Another Felix, Felix Sater, Donald John Trump’s erstwhile business partner, was a Confidential Informant for the FBI, and a good one: he helped the U.S. government track down Osama bin Laden. How would a guy known for solid Russian mob contacts be able to find UBL, presumably an enemy of the Russians? Further, if the Russians knew where bin Laden was hiding, why did Putin not just relay that intel to Bush or Obama directly, since he was so eager to offer his support? Is there any reality in which Felix Sater knew where bin Laden was holed up, but spymaster extraordinaire Putin did not?
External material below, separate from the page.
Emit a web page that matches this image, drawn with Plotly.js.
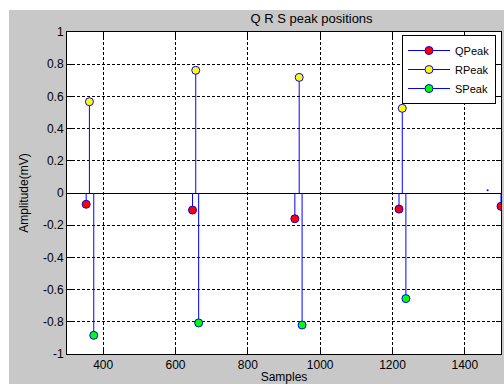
<!DOCTYPE html>
<html>
<head>
<meta charset="utf-8">
<script src="https://cdn.plot.ly/plotly-3.0.1.min.js"></script>
<style>html,body{margin:0;padding:0;background:#fff;}#chart{width:504px;height:384px;}</style>
</head>
<body>
<div id="chart"></div>
<script>
// Data
const qX = [353, 647, 930, 1218, 1500];
const qY = [-0.07, -0.106, -0.16, -0.10, -0.083];
const rX = [362, 656, 942, 1227];
const rY = [0.567, 0.762, 0.718, 0.526];
const sX = [374, 664, 950, 1237];
const sY = [-0.884, -0.807, -0.82, -0.656];
const dotX = [1463];
const dotY = [0.017];
const xTicks = [400, 600, 800, 1000, 1200, 1400];
const yTicks = [-1, -0.8, -0.6, -0.4, -0.2, 0, 0.2, 0.4, 0.6, 0.8, 1];
const yTickText = ['-1', '-0.8', '-0.6', '-0.4', '-0.2', '0', '0.2', '0.4', '0.6', '0.8', '1'];

function stemLines(xArr, yArr) {
  const xs = [], ys = [];
  xArr.forEach((x, i) => { xs.push(x, x, null); ys.push(0, yArr[i], null); });
  return {type: 'scatter', mode: 'lines', x: xs, y: ys, showlegend: false,
          hoverinfo: 'skip', line: {color: '#0000ff', width: 1}};
}

function stemMarkers(xArr, yArr, name, fill) {
  const xs = [], ys = [];
  xArr.forEach((x, i) => { xs.push(x, null); ys.push(yArr[i], null); });
  return {
    type: 'scatter', mode: 'lines+markers', name: name,
    x: xs, y: ys, connectgaps: false,
    line: {color: '#0000ff', width: 1},
    marker: {color: fill, size: 8, line: {color: '#0000ff', width: 1}}
  };
}

const traces = [
  stemLines(qX, qY), stemLines(rX, rY), stemLines(sX, sY),
  stemMarkers(qX, qY, 'QPeak', '#ff0000'),
  stemMarkers(rX, rY, 'RPeak', '#ffff00'),
  stemMarkers(sX, sY, 'SPeak', '#00ff00'),
  {type: 'scatter', mode: 'markers', x: dotX, y: dotY, showlegend: false,
   marker: {color: '#0000ff', size: 2}}
];

const L = 67, R = 3, T = 32, B = 30;
const W = 504, H = 384;
const pw = W - L - R, ph = H - T - B;

const layout = {
  width: W, height: H,
  margin: {l: L, r: R, t: T, b: B, pad: 0},
  paper_bgcolor: '#c8c8c8',
  plot_bgcolor: '#ffffff',
  font: {family: 'Liberation Sans, Arial, sans-serif', size: 12, color: '#000'},
  title: {text: 'Q R S peak positions', x: (L + pw / 2) / W, xref: 'paper', xanchor: 'center',
          y: 1 - 18 / H, yref: 'container', yanchor: 'middle', font: {size: 13, color: '#000'}},
  showlegend: true,
  legend: {x: (496 - L) / pw, xanchor: 'right', y: (H - B - 35) / ph, yanchor: 'top',
           bgcolor: '#ffffff', bordercolor: '#000000', borderwidth: 1, itemwidth: 42,
           font: {size: 11, color: '#000'}, tracegroupgap: 0},
  xaxis: {
    range: [300, 1500], tickmode: 'array', tickvals: xTicks, ticktext: xTicks.map(String),
    showgrid: true, gridcolor: '#000', gridwidth: 1, griddash: '3px,2px',
    zeroline: false, showline: true, linecolor: '#000', linewidth: 1, mirror: 'ticks',
    ticks: 'inside', ticklen: 5, tickcolor: '#000',
    title: {text: 'Samples', font: {size: 12}, standoff: 7}
  },
  yaxis: {
    range: [-1, 1], tickmode: 'array', tickvals: yTicks, ticktext: yTickText,
    showgrid: true, gridcolor: '#000', gridwidth: 1, griddash: '3px,2px',
    zeroline: true, zerolinecolor: '#000', zerolinewidth: 1,
    showline: true, linecolor: '#000', linewidth: 1, mirror: 'ticks',
    ticks: 'inside', ticklen: 5, tickcolor: '#000',
    title: {text: 'Amplitude(mV)', font: {size: 12}, standoff: 11}
  },
  shapes: [
    {type: 'rect', xref: 'paper', yref: 'paper', layer: 'below',
     x0: -L / pw, x1: (9 - L) / pw, y0: -B / ph, y1: (H - B) / ph,
     fillcolor: '#ffffff', line: {width: 0}},
    {type: 'rect', xref: 'paper', yref: 'paper', layer: 'below',
     x0: -L / pw, x1: (W - L) / pw, y0: (H - B - 10) / ph, y1: (H - B) / ph,
     fillcolor: '#ffffff', line: {width: 0}}
  ]
};

Plotly.newPlot('chart', traces, layout, {staticPlot: true, displayModeBar: false});
</script>
</body>
</html>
In a 2018 New York Times piece about Bruce Ohr, one of the FBI’s top Russian mob experts, Ohr’s longtime deputy had this to say: “Until 9/11, organized crime was one of the main priority criminal programs at the Justice Department. Russian organized crime was a focus. Bruce knew a lot of the Russia stuff and traveled there.” In other words, 9/11 had the net result of taking the FBI’s focus away from the Russian mob. This means that the primary beneficiary of the worst terrorist attack on US soil was not Osama bin Laden or the forces of “radical Islam,” but rather the despotic leader of the same country that has been our greatest enemy since 1945—as well as his ruthless partners in the criminal underworld. In other words, the guy who came to power by covertly blowing up a few Moscow apartment buildings also benefited enormously when the towers fell.

3/ Trump Card

If Bush was seduced by Vladimir Putin, and Barack Obama insufficiently bellicose toward him, Donald John Trump is, just as Hillary Clinton charged in the debate, Putin’s puppet. Russia has continued to attack the United States, even as Trump has capitulated to Putin, privately and publicly, and run interference on his behalf. The damage done to our institutions is incalculable.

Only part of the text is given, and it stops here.